- [REQUIREMENT] Below is a listing. Quote from it, exactly, the lines from the one containing "Reproduce this chart with Altair." down to the one containing "right_labels = list(range(-15, 40, 5))", both ends included, and nothing else.

- [RECORD LIST]
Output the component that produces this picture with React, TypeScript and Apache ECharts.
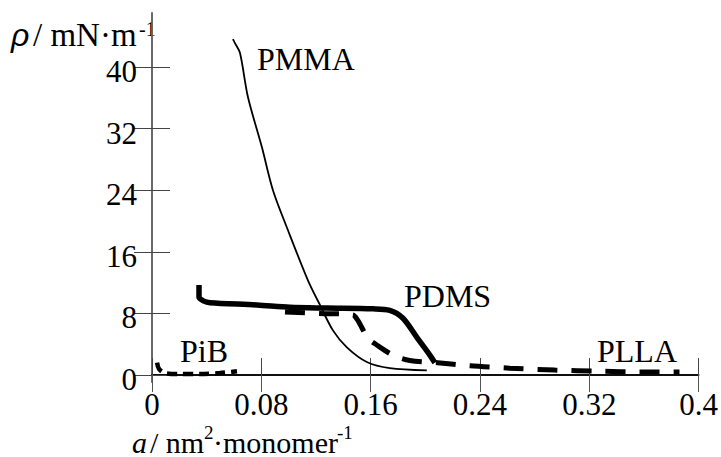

--

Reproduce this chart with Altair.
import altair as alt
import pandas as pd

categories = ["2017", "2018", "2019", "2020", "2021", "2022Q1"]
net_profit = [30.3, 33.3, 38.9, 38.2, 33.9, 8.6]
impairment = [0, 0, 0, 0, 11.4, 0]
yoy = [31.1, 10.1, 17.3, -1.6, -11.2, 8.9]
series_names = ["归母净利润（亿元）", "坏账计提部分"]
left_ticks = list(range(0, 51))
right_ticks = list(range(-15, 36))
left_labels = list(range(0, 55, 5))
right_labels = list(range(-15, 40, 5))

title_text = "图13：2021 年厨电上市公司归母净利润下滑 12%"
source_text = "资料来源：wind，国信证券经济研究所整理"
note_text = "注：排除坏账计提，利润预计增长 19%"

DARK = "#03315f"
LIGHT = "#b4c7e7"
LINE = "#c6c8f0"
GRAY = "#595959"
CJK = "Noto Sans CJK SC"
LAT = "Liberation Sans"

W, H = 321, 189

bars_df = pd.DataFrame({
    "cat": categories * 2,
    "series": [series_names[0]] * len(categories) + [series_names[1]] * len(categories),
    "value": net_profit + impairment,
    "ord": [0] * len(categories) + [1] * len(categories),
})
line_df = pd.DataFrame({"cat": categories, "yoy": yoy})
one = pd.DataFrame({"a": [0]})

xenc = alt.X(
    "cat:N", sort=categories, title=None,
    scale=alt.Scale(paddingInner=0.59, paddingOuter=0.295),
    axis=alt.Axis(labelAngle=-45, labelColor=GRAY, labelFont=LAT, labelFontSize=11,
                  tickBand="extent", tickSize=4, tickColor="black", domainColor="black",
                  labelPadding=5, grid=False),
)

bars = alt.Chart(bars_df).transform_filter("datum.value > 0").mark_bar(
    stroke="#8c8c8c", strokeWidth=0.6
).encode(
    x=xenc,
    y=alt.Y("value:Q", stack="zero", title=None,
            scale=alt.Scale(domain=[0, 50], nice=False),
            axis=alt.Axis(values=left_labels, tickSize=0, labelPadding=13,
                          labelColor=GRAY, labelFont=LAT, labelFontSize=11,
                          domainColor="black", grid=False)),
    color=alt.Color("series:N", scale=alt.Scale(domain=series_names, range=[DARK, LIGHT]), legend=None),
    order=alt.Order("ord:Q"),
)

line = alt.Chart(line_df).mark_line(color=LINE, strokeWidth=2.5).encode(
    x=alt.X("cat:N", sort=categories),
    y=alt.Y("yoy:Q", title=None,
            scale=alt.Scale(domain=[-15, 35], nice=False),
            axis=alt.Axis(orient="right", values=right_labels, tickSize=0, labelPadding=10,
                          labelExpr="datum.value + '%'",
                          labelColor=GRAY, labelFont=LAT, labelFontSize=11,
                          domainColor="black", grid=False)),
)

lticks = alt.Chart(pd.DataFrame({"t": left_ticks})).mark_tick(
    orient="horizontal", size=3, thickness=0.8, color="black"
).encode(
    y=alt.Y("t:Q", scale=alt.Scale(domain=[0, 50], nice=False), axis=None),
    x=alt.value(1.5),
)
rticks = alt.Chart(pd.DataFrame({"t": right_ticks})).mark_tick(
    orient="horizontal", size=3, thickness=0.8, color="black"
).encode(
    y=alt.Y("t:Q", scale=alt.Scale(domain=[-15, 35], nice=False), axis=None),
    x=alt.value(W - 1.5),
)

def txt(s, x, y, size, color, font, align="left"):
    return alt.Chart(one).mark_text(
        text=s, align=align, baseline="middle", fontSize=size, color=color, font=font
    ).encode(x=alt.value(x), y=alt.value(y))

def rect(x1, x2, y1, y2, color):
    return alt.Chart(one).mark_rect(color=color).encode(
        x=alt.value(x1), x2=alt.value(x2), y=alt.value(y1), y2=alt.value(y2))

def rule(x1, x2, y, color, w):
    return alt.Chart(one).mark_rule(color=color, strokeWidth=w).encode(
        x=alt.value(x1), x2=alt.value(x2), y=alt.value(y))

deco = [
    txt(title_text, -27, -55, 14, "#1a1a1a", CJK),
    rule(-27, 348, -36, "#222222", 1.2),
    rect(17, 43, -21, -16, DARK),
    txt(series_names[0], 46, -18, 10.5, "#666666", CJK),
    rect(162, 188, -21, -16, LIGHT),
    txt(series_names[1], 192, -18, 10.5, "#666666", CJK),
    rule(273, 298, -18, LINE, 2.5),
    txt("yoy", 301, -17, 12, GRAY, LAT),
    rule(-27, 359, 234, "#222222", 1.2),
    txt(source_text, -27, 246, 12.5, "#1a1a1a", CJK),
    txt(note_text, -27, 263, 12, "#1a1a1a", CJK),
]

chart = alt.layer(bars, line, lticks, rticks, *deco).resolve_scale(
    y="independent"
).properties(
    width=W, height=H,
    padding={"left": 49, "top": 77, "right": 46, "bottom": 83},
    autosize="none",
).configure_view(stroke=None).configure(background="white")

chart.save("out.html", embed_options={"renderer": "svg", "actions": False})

==

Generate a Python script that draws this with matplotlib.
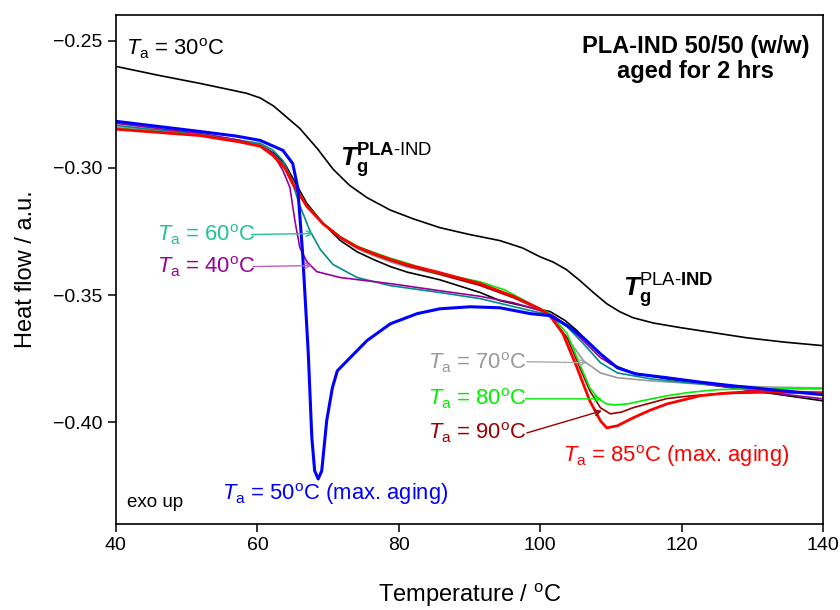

- [ANSWER TO THIS EXERCISE]
Reproduce this chart with Altair.
import altair as alt
import pandas as pd

categories = ["2017", "2018", "2019", "2020", "2021", "2022Q1"]
net_profit = [30.3, 33.3, 38.9, 38.2, 33.9, 8.6]
impairment = [0, 0, 0, 0, 11.4, 0]
yoy = [31.1, 10.1, 17.3, -1.6, -11.2, 8.9]
series_names = ["归母净利润（亿元）", "坏账计提部分"]
left_ticks = list(range(0, 51))
right_ticks = list(range(-15, 36))
left_labels = list(range(0, 55, 5))
right_labels = list(range(-15, 40, 5))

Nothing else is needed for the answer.